(Collection entries)
————————

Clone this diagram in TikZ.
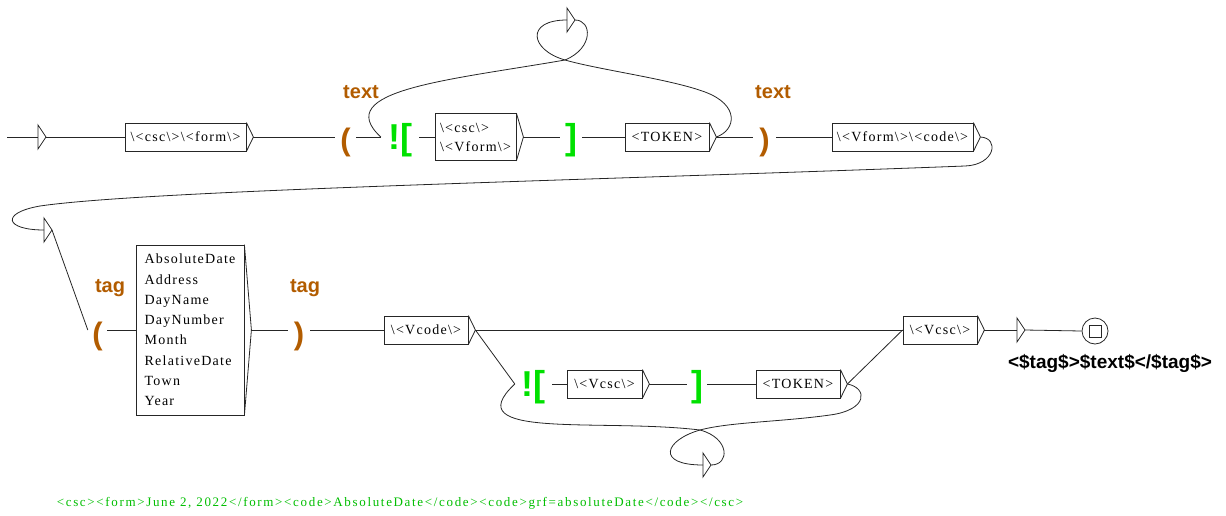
\documentclass[tikz,border=0pt]{standalone}
\usepackage{fontspec}
\setmainfont{Liberation Serif}
\newfontfamily\boxfont[LetterSpace=9]{Liberation Serif}
\newfontfamily\codefont[LetterSpace=12.8]{Liberation Serif}
\newfontfamily\labfont{Liberation Sans}
\usetikzlibrary{calc}
\definecolor{brn}{RGB}{178,92,0}
\definecolor{grn}{RGB}{0,225,0}
\definecolor{grn2}{RGB}{0,190,0}
\tikzset{
 ln/.style={line width=0.8pt, draw=black!85},
 ubox/.style={ln, rectangle, inner sep=0pt, minimum height=28pt, font={\boxfont\fontsize{14}{17}\selectfont}},
 lbl/.style={font={\labfont\bfseries\fontsize{20}{24}\selectfont}, text=brn, inner sep=0pt},
 parn/.style={font={\labfont\bfseries\fontsize{31}{36}\selectfont}, text=brn, inner sep=0pt},
 neg/.style={font={\labfont\bfseries\fontsize{36}{40}\selectfont}, text=grn, inner sep=0pt},
}
\newcommand\outtri[1]{\draw[ln] (#1.north east) -- ([xshift=7pt]#1.east) coordinate (#1o) -- (#1.south east);}
\newcommand\epsbox[3]{\coordinate (#1i) at (#2,#3); \draw[ln] ([yshift=12pt]#1i) -- ([xshift=8pt]#1i) coordinate (#1o) -- ([yshift=-12pt]#1i) -- cycle;}
\newcommand\bs{\textbackslash}
\begin{document}
\begin{tikzpicture}[x=1pt,y=-1pt]
\useasboundingbox (0,0) rectangle (1226,515);
% ---------- top row ----------
\coordinate (s0) at (7,137);
\epsbox{e0}{38}{137}
\node[ubox, minimum width=121pt] (b1) at (185.5,137) {\bs<csc\bs>\bs<form\bs>};
\outtri{b1}
\node[parn, minimum width=21pt] (p1) at (345.5,142.5) {(};
\node[lbl] (t1) at (361,92.5) {text};
\node[neg, minimum width=38pt] (x1) at (400,140.5) {![};
\node[ubox, minimum width=81pt, minimum height=47pt, align=left, font={\boxfont\fontsize{14}{19}\selectfont}] (b2) at (475.5,137) {\bs<csc\bs>\\\bs<Vform\bs>};
\outtri{b2}
\node[neg, minimum width=22pt] (r1) at (571,140.5) {]};
\node[ubox, minimum width=84pt] (b3) at (667,137) {<TOKEN>};
\outtri{b3}
\node[parn, minimum width=23pt] (q1) at (764.5,142.5) {)};
\node[lbl] (t2) at (773,92.5) {text};
\node[ubox, minimum width=141pt] (b4) at (902.5,137) {\bs<Vform\bs>\bs<code\bs>};
\outtri{b4}
\epsbox{e1}{567}{20}
\draw[ln] (s0) -- (e0i);
\draw[ln] (e0o) -- (b1.west);
\draw[ln] (b1o) -- (b1o -| p1.west);
\draw[ln] (p1.east |- b1o) -- (x1.west |- b1o);
\draw[ln] (x1.east |- b2.west) -- (b2.west);
\draw[ln] (b2o) -- (b2o -| r1.west);
\draw[ln] (r1.east |- b3.west) -- (b3.west);
\draw[ln] (b3o) -- (b3o -| q1.west);
\draw[ln] (q1.east |- b4.west) -- (b4.west);
\draw[ln] (b3o) .. controls (736,130) and (740,105) .. (705,92)
  .. controls (670,79) and (600,70) .. (565,60)
  .. controls (530,50) and (525,20) .. (e1i);
\draw[ln] (e1o) .. controls (592,20) and (594,48) .. (565,60)
  .. controls (450,80) and (330,90) .. (x1.west |- b1o);
% ---------- wrap ----------
\epsbox{e2}{44}{230}
\draw[ln] (b4o) .. controls (1000,138) and (995,165) .. (965,166)
  .. controls (600,180) and (150,190) .. (40,206)
  .. controls (0,213) and (5,230) .. (e2i);
% ---------- second row ----------
\node[parn, minimum width=19pt] (p2) at (97.5,336) {(};
\node[lbl] (t3) at (110,288) {tag};
\node[ubox, minimum width=108pt, minimum height=170pt, align=left, font={\boxfont\fontsize{14}{20.3}\selectfont}] (b5) at (190,330)
 {AbsoluteDate\\Address\\DayName\\DayNumber\\Month\\RelativeDate\\Town\\Year};
\outtri{b5}
\node[parn, minimum width=22pt] (q2) at (299,336) {)};
\node[lbl] (t4) at (305,288) {tag};
\node[ubox, minimum width=84pt] (b6) at (426,330) {\bs<Vcode\bs>};
\outtri{b6}
\node[ubox, minimum width=74pt] (b7) at (940,330) {\bs<Vcsc\bs>};
\outtri{b7}
\epsbox{e3}{1017}{330}
\node[ln, draw, circle, minimum size=26pt, inner sep=0pt] (fin) at (1095,331) {};
\node[ln, draw, rectangle, minimum size=12pt, inner sep=0pt] (finsq) at (fin.center) {};
\node[font={\labfont\bfseries\fontsize{19}{23}\selectfont}, inner sep=0pt] (out) at (1110,363) {<\$tag\$>\$text\$</\$tag\$>};
% lower branch
\node[neg, minimum width=37pt] (x2) at (533.5,387.5) {![};
\node[ubox, minimum width=75pt] (b8) at (604.5,384) {\bs<Vcsc\bs>};
\outtri{b8}
\node[neg, minimum width=20pt] (r2) at (697,387.5) {]};
\node[ubox, minimum width=84pt] (b9) at (798,384) {<TOKEN>};
\outtri{b9}
\epsbox{e4}{703}{465}
\draw[ln] (e2o) -- (p2.west |- b5.west);
\draw[ln] (p2.east |- b5.west) -- (b5.west);
\draw[ln] (b5o) -- (b5o -| q2.west);
\draw[ln] (q2.east |- b6.west) -- (b6.west);
\draw[ln] (b6o) -- (b7.west);
\draw[ln] (b6o) -- (x2.west |- b8.west);
\draw[ln] (x2.east |- b8.west) -- (b8.west);
\draw[ln] (b8o) -- (b8o -| r2.west);
\draw[ln] (r2.east |- b9.west) -- (b9.west);
\draw[ln] (b9o) -- (b7.west);
\draw[ln] (b7o) -- (e3i);
\draw[ln] (e3o) -- (fin.west);
\draw[ln] (b9o) .. controls (868,388) and (868,410) .. (830,415)
  .. controls (780,422) and (730,422) .. (700,430)
  .. controls (665,440) and (655,465) .. (e4i);
\draw[ln] (e4o) .. controls (730,465) and (730,438) .. (700,430)
  .. controls (600,418) and (455,440) .. (x2.west |- b8.west);
% ---------- bottom text ----------
\node[font={\codefont\fontsize{13}{16}\selectfont}, text=grn2, inner sep=0pt] (code) at (400,503)
 {<csc><form>June 2, 2022</form><code>AbsoluteDate</code><code>grf=absoluteDate</code></csc>};
\end{tikzpicture}
\end{document}
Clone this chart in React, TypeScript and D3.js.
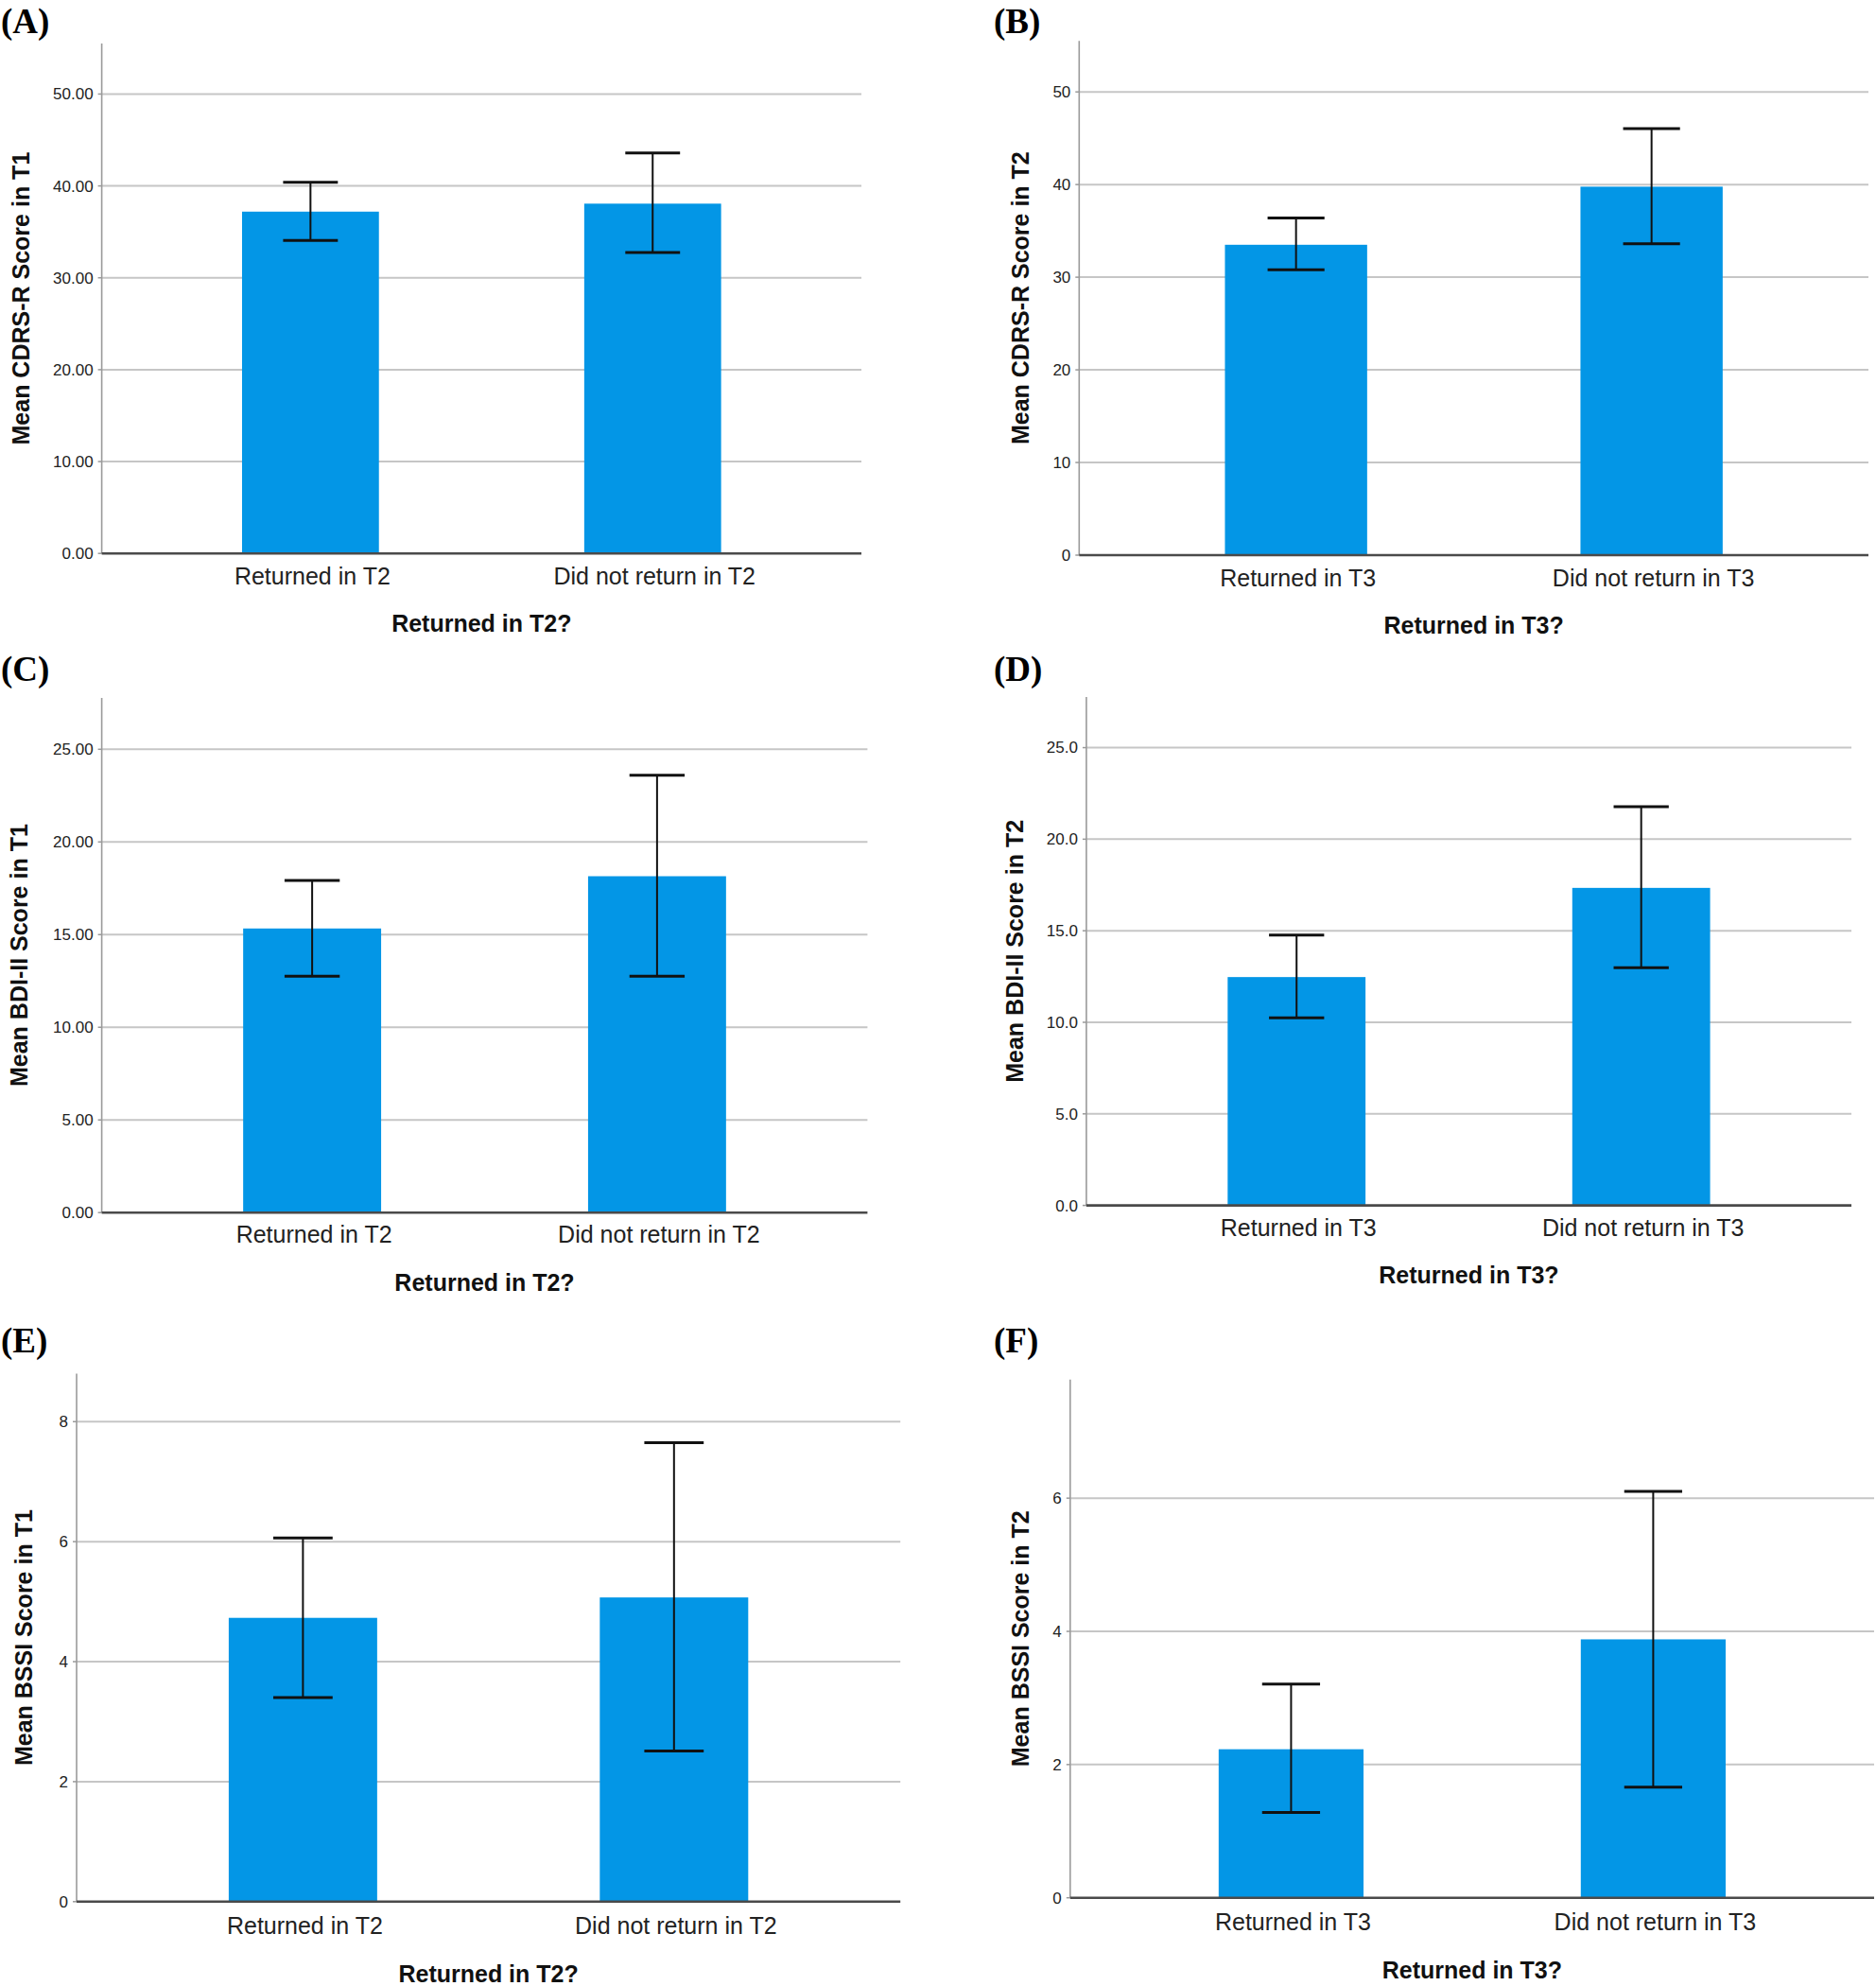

————————

=== Direction ===
Your task is to reproduce all of the material exactly. The pictures stay out.

=== The solution ===
Clone this diagram in TikZ.
\documentclass[tikz,border=0pt]{standalone}
\usepackage{fontspec}
\setmainfont{Liberation Serif}
\newfontfamily\boxfont[LetterSpace=9]{Liberation Serif}
\newfontfamily\codefont[LetterSpace=12.8]{Liberation Serif}
\newfontfamily\labfont{Liberation Sans}
\usetikzlibrary{calc}
\definecolor{brn}{RGB}{178,92,0}
\definecolor{grn}{RGB}{0,225,0}
\definecolor{grn2}{RGB}{0,190,0}
\tikzset{
 ln/.style={line width=0.8pt, draw=black!85},
 ubox/.style={ln, rectangle, inner sep=0pt, minimum height=28pt, font={\boxfont\fontsize{14}{17}\selectfont}},
 lbl/.style={font={\labfont\bfseries\fontsize{20}{24}\selectfont}, text=brn, inner sep=0pt},
 parn/.style={font={\labfont\bfseries\fontsize{31}{36}\selectfont}, text=brn, inner sep=0pt},
 neg/.style={font={\labfont\bfseries\fontsize{36}{40}\selectfont}, text=grn, inner sep=0pt},
}
\newcommand\outtri[1]{\draw[ln] (#1.north east) -- ([xshift=7pt]#1.east) coordinate (#1o) -- (#1.south east);}
\newcommand\epsbox[3]{\coordinate (#1i) at (#2,#3); \draw[ln] ([yshift=12pt]#1i) -- ([xshift=8pt]#1i) coordinate (#1o) -- ([yshift=-12pt]#1i) -- cycle;}
\newcommand\bs{\textbackslash}
\begin{document}
\begin{tikzpicture}[x=1pt,y=-1pt]
\useasboundingbox (0,0) rectangle (1226,515);
% ---------- top row ----------
\coordinate (s0) at (7,137);
\epsbox{e0}{38}{137}
\node[ubox, minimum width=121pt] (b1) at (185.5,137) {\bs<csc\bs>\bs<form\bs>};
\outtri{b1}
\node[parn, minimum width=21pt] (p1) at (345.5,142.5) {(};
\node[lbl] (t1) at (361,92.5) {text};
\node[neg, minimum width=38pt] (x1) at (400,140.5) {![};
\node[ubox, minimum width=81pt, minimum height=47pt, align=left, font={\boxfont\fontsize{14}{19}\selectfont}] (b2) at (475.5,137) {\bs<csc\bs>\\\bs<Vform\bs>};
\outtri{b2}
\node[neg, minimum width=22pt] (r1) at (571,140.5) {]};
\node[ubox, minimum width=84pt] (b3) at (667,137) {<TOKEN>};
\outtri{b3}
\node[parn, minimum width=23pt] (q1) at (764.5,142.5) {)};
\node[lbl] (t2) at (773,92.5) {text};
\node[ubox, minimum width=141pt] (b4) at (902.5,137) {\bs<Vform\bs>\bs<code\bs>};
\outtri{b4}
\epsbox{e1}{567}{20}
\draw[ln] (s0) -- (e0i);
\draw[ln] (e0o) -- (b1.west);
\draw[ln] (b1o) -- (b1o -| p1.west);
\draw[ln] (p1.east |- b1o) -- (x1.west |- b1o);
\draw[ln] (x1.east |- b2.west) -- (b2.west);
\draw[ln] (b2o) -- (b2o -| r1.west);
\draw[ln] (r1.east |- b3.west) -- (b3.west);
\draw[ln] (b3o) -- (b3o -| q1.west);
\draw[ln] (q1.east |- b4.west) -- (b4.west);
\draw[ln] (b3o) .. controls (736,130) and (740,105) .. (705,92)
  .. controls (670,79) and (600,70) .. (565,60)
  .. controls (530,50) and (525,20) .. (e1i);
\draw[ln] (e1o) .. controls (592,20) and (594,48) .. (565,60)
  .. controls (450,80) and (330,90) .. (x1.west |- b1o);
% ---------- wrap ----------
\epsbox{e2}{44}{230}
\draw[ln] (b4o) .. controls (1000,138) and (995,165) .. (965,166)
  .. controls (600,180) and (150,190) .. (40,206)
  .. controls (0,213) and (5,230) .. (e2i);
% ---------- second row ----------
\node[parn, minimum width=19pt] (p2) at (97.5,336) {(};
\node[lbl] (t3) at (110,288) {tag};
\node[ubox, minimum width=108pt, minimum height=170pt, align=left, font={\boxfont\fontsize{14}{20.3}\selectfont}] (b5) at (190,330)
 {AbsoluteDate\\Address\\DayName\\DayNumber\\Month\\RelativeDate\\Town\\Year};
\outtri{b5}
\node[parn, minimum width=22pt] (q2) at (299,336) {)};
\node[lbl] (t4) at (305,288) {tag};
\node[ubox, minimum width=84pt] (b6) at (426,330) {\bs<Vcode\bs>};
\outtri{b6}
\node[ubox, minimum width=74pt] (b7) at (940,330) {\bs<Vcsc\bs>};
\outtri{b7}
\epsbox{e3}{1017}{330}
\node[ln, draw, circle, minimum size=26pt, inner sep=0pt] (fin) at (1095,331) {};
\node[ln, draw, rectangle, minimum size=12pt, inner sep=0pt] (finsq) at (fin.center) {};
\node[font={\labfont\bfseries\fontsize{19}{23}\selectfont}, inner sep=0pt] (out) at (1110,363) {<\$tag\$>\$text\$</\$tag\$>};
% lower branch
\node[neg, minimum width=37pt] (x2) at (533.5,387.5) {![};
\node[ubox, minimum width=75pt] (b8) at (604.5,384) {\bs<Vcsc\bs>};
\outtri{b8}
\node[neg, minimum width=20pt] (r2) at (697,387.5) {]};
\node[ubox, minimum width=84pt] (b9) at (798,384) {<TOKEN>};
\outtri{b9}
\epsbox{e4}{703}{465}
\draw[ln] (e2o) -- (p2.west |- b5.west);
\draw[ln] (p2.east |- b5.west) -- (b5.west);
\draw[ln] (b5o) -- (b5o -| q2.west);
\draw[ln] (q2.east |- b6.west) -- (b6.west);
\draw[ln] (b6o) -- (b7.west);
\draw[ln] (b6o) -- (x2.west |- b8.west);
\draw[ln] (x2.east |- b8.west) -- (b8.west);
\draw[ln] (b8o) -- (b8o -| r2.west);
\draw[ln] (r2.east |- b9.west) -- (b9.west);
\draw[ln] (b9o) -- (b7.west);
\draw[ln] (b7o) -- (e3i);
\draw[ln] (e3o) -- (fin.west);
\draw[ln] (b9o) .. controls (868,388) and (868,410) .. (830,415)
  .. controls (780,422) and (730,422) .. (700,430)
  .. controls (665,440) and (655,465) .. (e4i);
\draw[ln] (e4o) .. controls (730,465) and (730,438) .. (700,430)
  .. controls (600,418) and (455,440) .. (x2.west |- b8.west);
% ---------- bottom text ----------
\node[font={\codefont\fontsize{13}{16}\selectfont}, text=grn2, inner sep=0pt] (code) at (400,503)
 {<csc><form>June 2, 2022</form><code>AbsoluteDate</code><code>grf=absoluteDate</code></csc>};
\end{tikzpicture}
\end{document}
Clone this chart in React, TypeScript and D3.js.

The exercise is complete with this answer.